<<<<

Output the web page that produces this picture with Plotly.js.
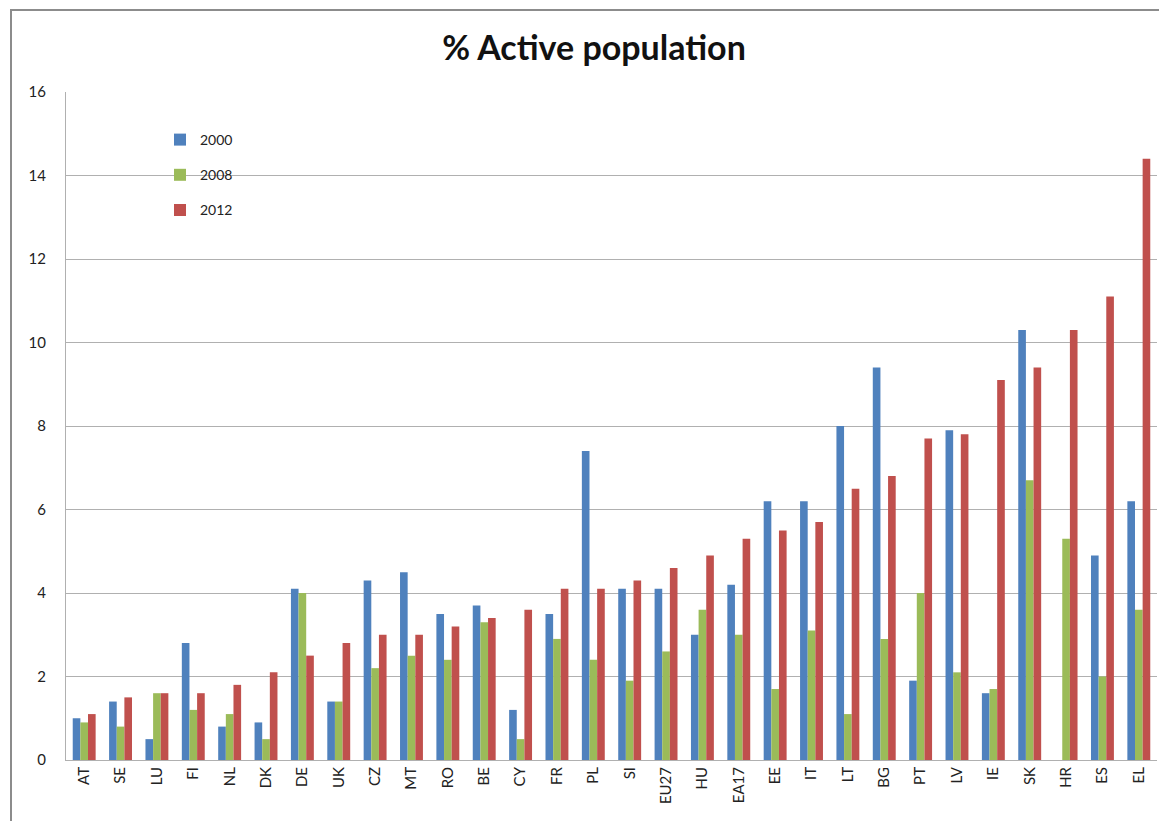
<!DOCTYPE html>
<html>
<head>
<meta charset="utf-8">
<script src="https://cdn.plot.ly/plotly-3.0.1.min.js"></script>
<style>
  html, body { margin: 0; padding: 0; background: #ffffff; }
  #wrap { position: relative; width: 1159px; height: 821px; overflow: hidden; }
  #chart { position: absolute; left: 0; top: 0; width: 1159px; height: 821px; }
  #frame { position: absolute; left: 10px; top: 9px; width: 1170px; height: 830px;
           border: 2px solid #8c8c8c; box-sizing: border-box; pointer-events: none; }
</style>
</head>
<body>
<div id="wrap">
  <div id="chart"></div>
  <div id="frame"></div>
</div>
<script>
const countries = ["AT","SE","LU","FI","NL","DK","DE","UK","CZ","MT","RO","BE","CY","FR","PL","SI","EU27","HU","EA17","EE","IT","LT","BG","PT","LV","IE","SK","HR","ES","EL"];
const v2000 = [1.0,1.4,0.5,2.8,0.8,0.9,4.1,1.4,4.3,4.5,3.5,3.7,1.2,3.5,7.4,4.1,4.1,3.0,4.2,6.2,6.2,8.0,9.4,1.9,7.9,1.6,10.3,null,4.9,6.2];
const v2008 = [0.9,0.8,1.6,1.2,1.1,0.5,4.0,1.4,2.2,2.5,2.4,3.3,0.5,2.9,2.4,1.9,2.6,3.6,3.0,1.7,3.1,1.1,2.9,4.0,2.1,1.7,6.7,5.3,2.0,3.6];
const v2012 = [1.1,1.5,1.6,1.6,1.8,2.1,2.5,2.8,3.0,3.0,3.2,3.4,3.6,4.1,4.1,4.3,4.6,4.9,5.3,5.5,5.7,6.5,6.8,7.7,7.8,9.1,9.4,10.3,11.1,14.4];
const seriesNames = ["2000","2008","2012"];
const yTicks = [0,2,4,6,8,10,12,14,16];

const colors = ["#4f81bd","#9bbb59","#c0504d"];
const values = [v2000, v2008, v2012];

const traces = values.map((v, i) => ({
  type: "bar",
  name: seriesNames[i],
  x: countries,
  y: v,
  marker: { color: colors[i], line: { width: 0 } },
  legendgroup: "g" + i,
  hoverinfo: "x+y+name"
}));

const layout = {
  width: 1159,
  height: 821,
  paper_bgcolor: "#ffffff",
  plot_bgcolor: "#ffffff",
  margin: { l: 66, r: 2, t: 92, b: 61, pad: 0 },
  font: { family: "Lato, 'Open Sans', sans-serif", color: "#222222", size: 14 },
  title: {
    text: "<b>% Active population</b>",
    font: { family: "Lato, 'Open Sans', sans-serif", size: 34, color: "#111111" },
    xref: "container", x: 594 / 1159, xanchor: "center",
    yref: "container", y: 1 - 48 / 821, yanchor: "middle"
  },
  barmode: "group",
  bargap: 0.37,
  bargroupgap: 0,
  xaxis: {
    type: "category",
    tickangle: -90,
    showline: true,
    linecolor: "#b0b0b0",
    linewidth: 1,
    showgrid: false,
    ticks: "",
    tickfont: { size: 15, color: "#222222" },
    fixedrange: true
  },
  yaxis: {
    range: [0, 16],
    tickvals: yTicks,
    ticktext: yTicks.map(String),
    showgrid: true,
    gridcolor: "#b0b0b0",
    gridwidth: 1,
    showline: true,
    linecolor: "#b0b0b0",
    linewidth: 1,
    zeroline: false,
    ticks: "",
    ticklabelstandoff: 16,
    tickfont: { size: 15, color: "#222222" },
    fixedrange: true
  },
  showlegend: true,
  legend: {
    x: (160 - 66) / 1091,
    y: 1 - (124 - 92) / 668,
    xanchor: "left",
    yanchor: "top",
    bgcolor: "rgba(255,255,255,0)",
    borderwidth: 0,
    traceorder: "grouped",
    tracegroupgap: 14,
    itemwidth: 30,
    font: { size: 14, color: "#222222" }
  }
};

Plotly.newPlot("chart", traces, layout, { displayModeBar: false, staticPlot: true });
</script>
</body>
</html>
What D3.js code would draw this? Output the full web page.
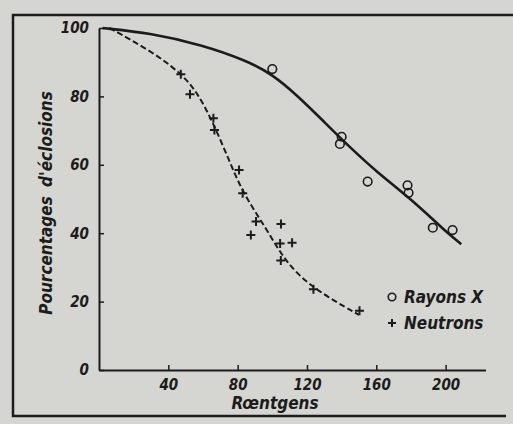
<!DOCTYPE html>
<html>
<head>
<meta charset="utf-8">
<script src="https://cdn.jsdelivr.net/npm/d3@7"></script>
<style>
  body { margin: 0; background: #d5d5d1; }
  svg { display: block; }
  text { font-family: "DejaVu Sans Condensed", "Liberation Sans Narrow", "Liberation Sans", sans-serif; font-weight: bold; font-style: italic; fill: #1c1c1c; }
</style>
</head>
<body>
<svg id="chart" width="513" height="424"></svg>
<script>
const xrayDose = [100, 140, 139, 155, 178, 178.6, 192.6, 204]
const xrayPct = [88, 68.2, 66.1, 55.1, 54, 51.8, 41.6, 40.9]
const neutronDose = [47.2, 52.5, 66, 66.6, 80.8, 82.9, 90.6, 87.6, 105, 104.5, 111.4, 104.9, 123.7, 150.3]
const neutronPct = [86.5, 80.6, 73.6, 70.2, 58.5, 51.7, 43.4, 39.5, 42.7, 37, 37.2, 32, 23.6, 17.3]

// hand drawn fitted curves
const xrayCurveDose = [2, 30, 60, 85, 100, 115, 130, 145, 160, 180, 200, 209]
const xrayCurvePct = [100, 98.5, 95, 90.5, 86.5, 80, 72.5, 65, 58, 50, 40.5, 36.8]
const neutronCurveDose = [6, 29, 47, 57, 66, 75, 83, 97, 108, 124, 150]
const neutronCurvePct = [100, 93.6, 87, 81, 72.1, 61.4, 51.7, 41, 31.2, 23.6, 16.1]

const xTicks = [40, 80, 120, 160, 200]
const yTicks = [0, 20, 40, 60, 80, 100]
const legendLabels = ["Rayons X", "Neutrons"]

const svg = d3.select("#chart")
const ink = "#1c1c1c"

// frame around the figure
svg.append("path")
    .attr("d", "M513,15 L13,15 L13,416 L506,416")
    .attr("fill", "none")
    .attr("stroke", ink)
    .attr("stroke-width", 2.5)

const x = d3.scaleLinear().domain([0, 223]).range([99, 485.5])
const y = d3.scaleLinear().domain([0, 100]).range([370, 28])

const xAxis = svg.append("g")
    .attr("transform", `translate(0,${y(0)})`)
    .call(d3.axisBottom(x).tickValues(xTicks).tickSizeInner(-5).tickSizeOuter(0).tickPadding(9))
xAxis.selectAll("text").style("font-size", "15px")

const yAxis = svg.append("g")
    .attr("transform", `translate(${x(0)},0)`)
    .call(d3.axisLeft(y).tickValues(yTicks).tickSizeInner(-5).tickSizeOuter(0).tickPadding(10))
yAxis.selectAll("text").style("font-size", "15px")

svg.selectAll(".domain").attr("stroke", ink).attr("stroke-width", 2)
svg.selectAll(".tick line").attr("stroke", ink).attr("stroke-width", 1.5)

// axis titles
svg.append("text")
    .attr("x", 275)
    .attr("y", 409)
    .attr("text-anchor", "middle")
    .style("font-size", "17px")
    .text("Rœntgens")

svg.append("text")
    .attr("transform", "translate(52,203) rotate(-90)")
    .attr("text-anchor", "middle")
    .style("font-size", "17px")
    .style("word-spacing", "4px")
    .text("Pourcentages d'éclosions")

// fitted curves
const curveLine = d3.line()
    .curve(d3.curveBasis)
    .x(d => x(d[0]))
    .y(d => y(d[1]))

svg.append("path")
    .attr("d", curveLine(xrayCurveDose.map((d, i) => [d, xrayCurvePct[i]])))
    .attr("fill", "none")
    .attr("stroke", ink)
    .attr("stroke-width", 2.6)

svg.append("path")
    .attr("d", curveLine(neutronCurveDose.map((d, i) => [d, neutronCurvePct[i]])))
    .attr("fill", "none")
    .attr("stroke", ink)
    .attr("stroke-width", 2)
    .attr("stroke-dasharray", "6,3")

// points
svg.append("g")
    .selectAll("circle")
    .data(xrayDose.map((d, i) => [d, xrayPct[i]]))
    .enter()
    .append("circle")
    .attr("cx", d => x(d[0]))
    .attr("cy", d => y(d[1]))
    .attr("r", 4.3)
    .attr("fill", "none")
    .attr("stroke", ink)
    .attr("stroke-width", 1.6)

const plus = (cx, cy, s) => `M${cx - s},${cy} H${cx + s} M${cx},${cy - s} V${cy + s}`

svg.append("g")
    .selectAll("path")
    .data(neutronDose.map((d, i) => [d, neutronPct[i]]))
    .enter()
    .append("path")
    .attr("d", d => plus(x(d[0]), y(d[1]), 4.5))
    .attr("stroke", ink)
    .attr("stroke-width", 2)

// legend
const legend = svg.append("g").attr("transform", "translate(392,297)")
legend.append("circle")
    .attr("cx", 0).attr("cy", 0).attr("r", 3.8)
    .attr("fill", "none").attr("stroke", ink).attr("stroke-width", 1.6)
legend.append("path")
    .attr("d", plus(0, 26, 4))
    .attr("stroke", ink).attr("stroke-width", 2)
legend.selectAll("text")
    .data(legendLabels)
    .enter()
    .append("text")
    .attr("x", 12)
    .attr("y", (_d, i) => 6 + i * 26)
    .style("font-size", "17px")
    .text(d => d)
</script>
</body>
</html>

>>>>

> _What you should do_
Omitting all pictures, restate exactly the lines of the material from its start through the line that contains "const yTicks = [0,2,4,6,8,10,12,14,16];".

> _Task solution_
Output the web page that produces this picture with Plotly.js.
<!DOCTYPE html>
<html>
<head>
<meta charset="utf-8">
<script src="https://cdn.plot.ly/plotly-3.0.1.min.js"></script>
<style>
  html, body { margin: 0; padding: 0; background: #ffffff; }
  #wrap { position: relative; width: 1159px; height: 821px; overflow: hidden; }
  #chart { position: absolute; left: 0; top: 0; width: 1159px; height: 821px; }
  #frame { position: absolute; left: 10px; top: 9px; width: 1170px; height: 830px;
           border: 2px solid #8c8c8c; box-sizing: border-box; pointer-events: none; }
</style>
</head>
<body>
<div id="wrap">
  <div id="chart"></div>
  <div id="frame"></div>
</div>
<script>
const countries = ["AT","SE","LU","FI","NL","DK","DE","UK","CZ","MT","RO","BE","CY","FR","PL","SI","EU27","HU","EA17","EE","IT","LT","BG","PT","LV","IE","SK","HR","ES","EL"];
const v2000 = [1.0,1.4,0.5,2.8,0.8,0.9,4.1,1.4,4.3,4.5,3.5,3.7,1.2,3.5,7.4,4.1,4.1,3.0,4.2,6.2,6.2,8.0,9.4,1.9,7.9,1.6,10.3,null,4.9,6.2];
const v2008 = [0.9,0.8,1.6,1.2,1.1,0.5,4.0,1.4,2.2,2.5,2.4,3.3,0.5,2.9,2.4,1.9,2.6,3.6,3.0,1.7,3.1,1.1,2.9,4.0,2.1,1.7,6.7,5.3,2.0,3.6];
const v2012 = [1.1,1.5,1.6,1.6,1.8,2.1,2.5,2.8,3.0,3.0,3.2,3.4,3.6,4.1,4.1,4.3,4.6,4.9,5.3,5.5,5.7,6.5,6.8,7.7,7.8,9.1,9.4,10.3,11.1,14.4];
const seriesNames = ["2000","2008","2012"];
const yTicks = [0,2,4,6,8,10,12,14,16];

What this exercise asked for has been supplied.